Tectonic movements are caused by temperature, density and other material
differences, upwelling as you've mentioned and I've also heard that
gravitational influences are important, effects of the moon, sun and earth
gravity vs the density layout causing strain.

My understanding of the Mars issue is that the planet cooled off much faster
than the Earth did, as a result there isn't as much thermal induced stress and
upwelling going on. As for why Mars cooled off faster, I don't think anyone
knows definitively. Mars has very little atmosphere so it doesn't retain much
heat. It is also much smaller than the Earth so it would be expected to cool
off faster under equal conditions. On the other hand Venus is also smaller
than the Earth but is one seriously hot place, and not completely due to its
proximity to the Sun.

So why doesn't Mars have an atmosphere?

Well, it has little to no magnetic field so it is very poorly protected from
solar winds, a massive solar ejection could have just ripped the atmosphere
off.

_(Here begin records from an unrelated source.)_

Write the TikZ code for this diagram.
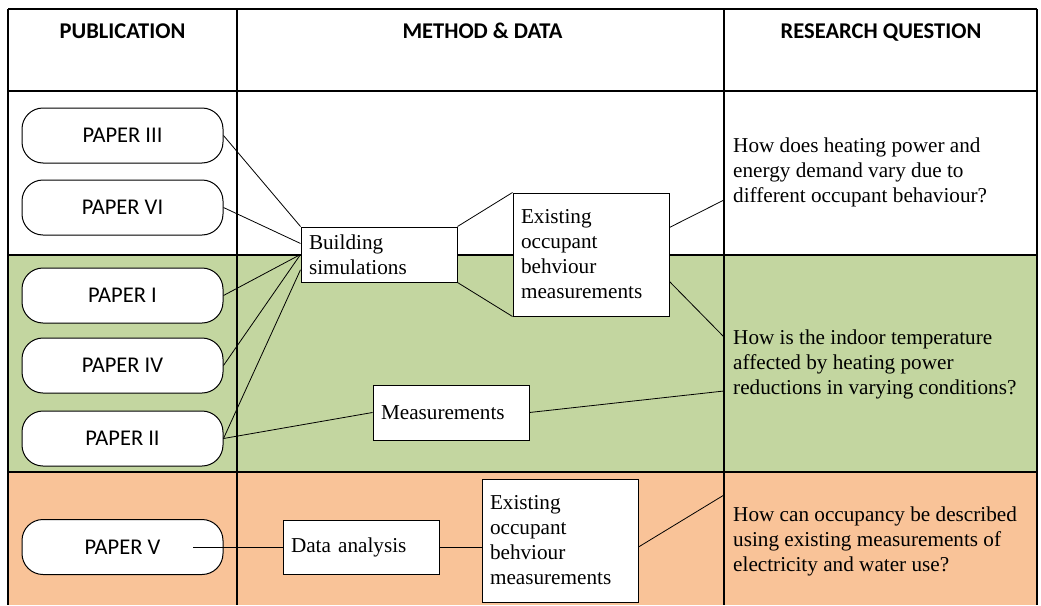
\documentclass[tikz,border=0pt]{standalone}
\usepackage{fontspec}
\setmainfont{Liberation Serif}
\newfontfamily\paperfont{Carlito}
\usetikzlibrary{calc,positioning}
\definecolor{rowgreen}{RGB}{195,214,160}
\definecolor{roworange}{RGB}{249,195,152}
\tikzset{%
	header/.style   = {anchor=base, font=\paperfont\bfseries\fontsize{22.5}{26}\selectfont}, % column title
	paper/.style    = {draw, rectangle, rounded corners=21pt, fill=white, line width=1pt, minimum width=201pt, minimum height=55pt, font=\paperfont\fontsize{22.5}{26}\selectfont},
	method/.style   = {draw, rectangle, fill=white, line width=1pt, text width=140pt, inner xsep=8pt, align=left, font=\fontsize{21.2}{25}\selectfont},
	question/.style = {anchor=west, align=left, inner sep=0pt, font=\fontsize{21.2}{25}\selectfont},
	grid/.style     = {line width=1.2pt},
	link/.style     = {line width=0.8pt},
}
\begin{document}
\begin{tikzpicture}[x=1pt,y=-1pt,node distance=16pt]
	\useasboundingbox (0,0) rectangle (1041,605);
	% row colours and table
	\fill[rowgreen] (8,255) rectangle (1037,472);
	\fill[roworange] (8,472) rectangle (1037,605);
	\foreach \y in {9,91,255,472}
		\draw[grid] (8,\y) -- (1037,\y);
	\foreach \x in {8,237,724,1037}
		\draw[grid] (\x,9) -- (\x,605);
	
	\node [header] (hpub) at (122.5,38) {PUBLICATION};
	\node [header] (hmeth) at (482.5,38) {METHOD \& DATA};
	\node [header] (hrq) at (881,38) {RESEARCH QUESTION};
	
	% publications
	\node [paper] (p3) at (122.5,135.5) {PAPER III};
	\node [paper] (p6) [below=16pt of p3] {PAPER VI};
	\node [paper] (p1) [below=32pt of p6] {PAPER I};
	\node [paper] (p4) [below=14pt of p1] {PAPER IV};
	\node [paper] (p2) [below=17pt of p4] {PAPER II};
	\node [paper] (p5) at (122.5,547) {PAPER V};
	
	% methods and data
	\node [method,minimum height=55pt] (bsim) at (379,254.5) {Building\\simulations};
	\node [method,minimum height=123pt] (exist1) [right=55pt of bsim] {Existing\\occupant\\behviour\\measurements};
	\node [method,minimum height=55pt] (meas) at (451,412.5) {Measurements};
	\node [method,minimum height=54pt] (dana) at (361,547) {Data analysis};
	\node [method,minimum height=123pt] (exist2) at (560,540.5) {Existing\\occupant\\behviour\\measurements};
	
	% research questions
	\node [question] (rq1) at (733,172.5) {How does heating power and\\energy demand vary due to\\different occupant behaviour?};
	\node [question] (rq2) at (733,364) {How is the indoor temperature\\affected by heating power\\reductions in varying conditions?};
	\node [question] (rq3) at (733,541.5) {How can occupancy be described\\using existing measurements of\\electricity and water use?};
	\coordinate (q1) at (724,200);
	\coordinate (q2a) at (724,337);
	\coordinate (q2b) at (724,391);
	\coordinate (q3) at (724,495);
	\coordinate (p5in) at (193,547);
	
	\draw[link] (p3.east) -- (bsim.north west);
	\draw[link] (p6.east) -- (bsim.172);
	\draw[link] (p1.east) -- (bsim.west);
	\draw[link] (p4.east) -- (bsim.west);
	\draw[link] (p2.east) -- (bsim.191);
	\draw[link] (p2.east) -- (meas.west);
	\draw[link] (bsim.north east) -- (exist1.north west);
	\draw[link] (bsim.south east) -- (exist1.south west);
	\draw[link] (exist1.19) -- (q1);
	\draw[link] (exist1.341) -- (q2a);
	\draw[link] (meas.east) -- (q2b);
	\draw[link] (p5in) -- (dana.west);
	\draw[link] (dana.east) -- (dana.east -| exist2.west);
	\draw[link] (exist2.east |- dana.east) -- (q3);
\end{tikzpicture}
\end{document}
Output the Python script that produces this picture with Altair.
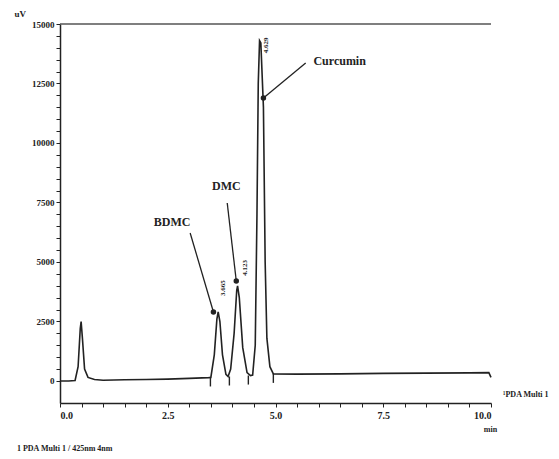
import altair as alt
import pandas as pd

# Chromatogram trace (time in min, signal in uV)
time = [0.0, 0.2, 0.35, 0.42, 0.47, 0.49, 0.52, 0.57, 0.65, 0.8, 1.0, 1.5, 2.0, 2.5, 3.0,
        3.45, 3.50, 3.58, 3.64, 3.67, 3.71, 3.77, 3.85, 3.90,
        3.96, 4.04, 4.10, 4.12, 4.16, 4.24, 4.34, 4.42,
        4.47, 4.53, 4.57, 4.60, 4.63, 4.66, 4.72, 4.76, 4.80, 4.87, 4.95,
        5.5, 6.5, 7.5, 8.5, 9.5, 9.95, 10.0]
signal = [0, 0, 20, 600, 2200, 2500, 1800, 500, 150, 60, 30, 50, 60, 80, 110,
          140, 150, 1100, 2600, 2900, 2500, 1100, 280, 190,
          500, 2000, 3800, 4000, 3500, 1400, 350, 230,
          250, 1500, 7000, 12500, 14300, 14200, 11500, 5000, 1800, 600, 300,
          290, 300, 320, 330, 340, 350, 150]

# Peak names and annotation positions
peak_names = ["BDMC", "DMC", "Curcumin"]
name_t = [2.60, 3.86, 5.88]
name_v = [6700, 8200, 13440]
name_align = ["center", "center", "left"]
lead_t1 = [3.02, 3.88, 5.70]
lead_v1 = [6220, 7480, 13360]
lead_t2 = [3.56, 4.09, 4.72]
lead_v2 = [2900, 4200, 11890]

# Retention time labels
rt_text = ["3.665", "4.123", "4.629"]
rt_t = [3.79, 4.30, 4.77]
rt_v = [3900, 4750, 14100]

# Integration markers
mark_t = [3.49, 3.93, 4.37, 4.95]
mark_v = [150, 190, 230, 300]

y_ticks = list(range(0, 15001, 500))
x_ticks = [i * 0.5 for i in range(21)]

FONT = "Liberation Serif"
INK = "#222222"

trace = pd.DataFrame({"t": time, "v": signal})
names = pd.DataFrame({"name": peak_names, "t": name_t, "v": name_v, "align": name_align,
                      "t1": lead_t1, "v1": lead_v1, "t2": lead_t2, "v2": lead_v2})
rts = pd.DataFrame({"txt": rt_text, "t": rt_t, "v": rt_v})
marks = pd.DataFrame({"t": mark_t, "v": mark_v, "v0": [v - 380 for v in mark_v]})

xs = alt.Scale(domain=[0, 10], nice=False, zero=False)
ys = alt.Scale(domain=[-925, 15000], nice=False, zero=False)

ax_x = alt.Axis(
    values=x_ticks, labelOverlap=False,
    labelExpr="(round(datum.value * 10) % 25 == 0) ? format(datum.value, '.1f') : ''",
    title="min", titleX=430, titleY=22, titleFontSize=8, titleFont=FONT,
    titleFontWeight="bold", titleColor=INK,
    labelFont=FONT, labelFontSize=10, labelFontWeight="bold", labelColor=INK,
    domainColor=INK, domainWidth=1.5, tickColor=INK, tickSize=4, grid=False,
    labelPadding=3)
ax_y = alt.Axis(
    values=y_ticks, labelOverlap=False,
    labelExpr="(datum.value % 2500 == 0) ? format(datum.value, 'd') : ''",
    title="uV", titleAngle=0, titleX=-46, titleY=-6, titleFontSize=9, titleFont=FONT,
    titleFontWeight="bold", titleColor=INK, titleAlign="left",
    labelFont=FONT, labelFontSize=9, labelFontWeight="bold", labelColor=INK,
    domainColor=INK, domainWidth=1.5, tickColor=INK, tickSize=4, grid=False,
    labelPadding=2)


def X(field):
    return alt.X(field, scale=xs, axis=ax_x)


def Y(field):
    return alt.Y(field, scale=ys, axis=ax_y)


line = alt.Chart(trace).mark_line(color=INK, strokeWidth=1.6).encode(
    x=X("t:Q"), y=Y("v:Q"))

top_rule = alt.Chart(pd.DataFrame({"v": [15000]})).mark_rule(color="#555555", strokeWidth=1.5).encode(
    y=Y("v:Q"), x=alt.value(0), x2=alt.value(431))

leaders = alt.Chart(names).mark_rule(color=INK, strokeWidth=1.3).encode(
    x=X("t1:Q"), y=Y("v1:Q"), x2="t2:Q", y2="v2:Q")

dots = alt.Chart(names).mark_point(filled=True, color=INK, size=30, opacity=1).encode(
    x=X("t2:Q"), y=Y("v2:Q"))

name_center = alt.Chart(names[names["align"] == "center"]).mark_text(
    font=FONT, fontSize=12, fontWeight="bold", color=INK, align="center", baseline="middle").encode(
    x=X("t:Q"), y=Y("v:Q"), text="name:N")

name_left = alt.Chart(names[names["align"] == "left"]).mark_text(
    font=FONT, fontSize=12, fontWeight="bold", color=INK, align="left", baseline="middle").encode(
    x=X("t:Q"), y=Y("v:Q"), text="name:N")

rt_labels = alt.Chart(rts).mark_text(
    font=FONT, fontSize=7, fontWeight="bold", color=INK, angle=270,
    align="center", baseline="middle").encode(
    x=X("t:Q"), y=Y("v:Q"), text="txt:N")

int_marks = alt.Chart(marks).mark_rule(color=INK, strokeWidth=1.4).encode(
    x=X("t:Q"), y=Y("v:Q"), y2="v0:Q")

extra = pd.DataFrame({
    "txt": ["\u00b9PDA Multi 1", "1  PDA Multi 1 / 425nm 4nm"],
    "t": [10.28, -1.0],
    "v": [-590, -2850],
})
extra_text = alt.Chart(extra).mark_text(
    font=FONT, fontSize=8, fontWeight="bold", color=INK, align="left", baseline="middle").encode(
    x=X("t:Q"), y=Y("v:Q"), text="txt:N")

chart = alt.layer(line, top_rule, leaders, dots, name_center, name_left, rt_labels,
                  int_marks, extra_text).properties(
    width=431, height=379,
    autosize=alt.AutoSizeParams(type="none"),
    padding={"left": 52, "top": 16, "right": 60, "bottom": 56},
    background="white",
).configure_view(stroke=None)

chart.save("out.html", embed_options={"renderer": "svg", "actions": False})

On the other hand maybe Mars used to have a magnetic field and it was
only lost due to cooling effects that occur even with an atmosphere. Using
Venus again as a counter point is also has nearly no magnetic field yet it
maintains an extremely dense atmosphere so there is no 1:1 correlation with
not having a magnetic field and not having an atmosphere.

I don't know of any consensus on what it takes during planet formation to end
up with an atmosphere to retain heat and a magnetic field to protect that
atmosphere, I've heard lots of theories but its still an open question to be
answered.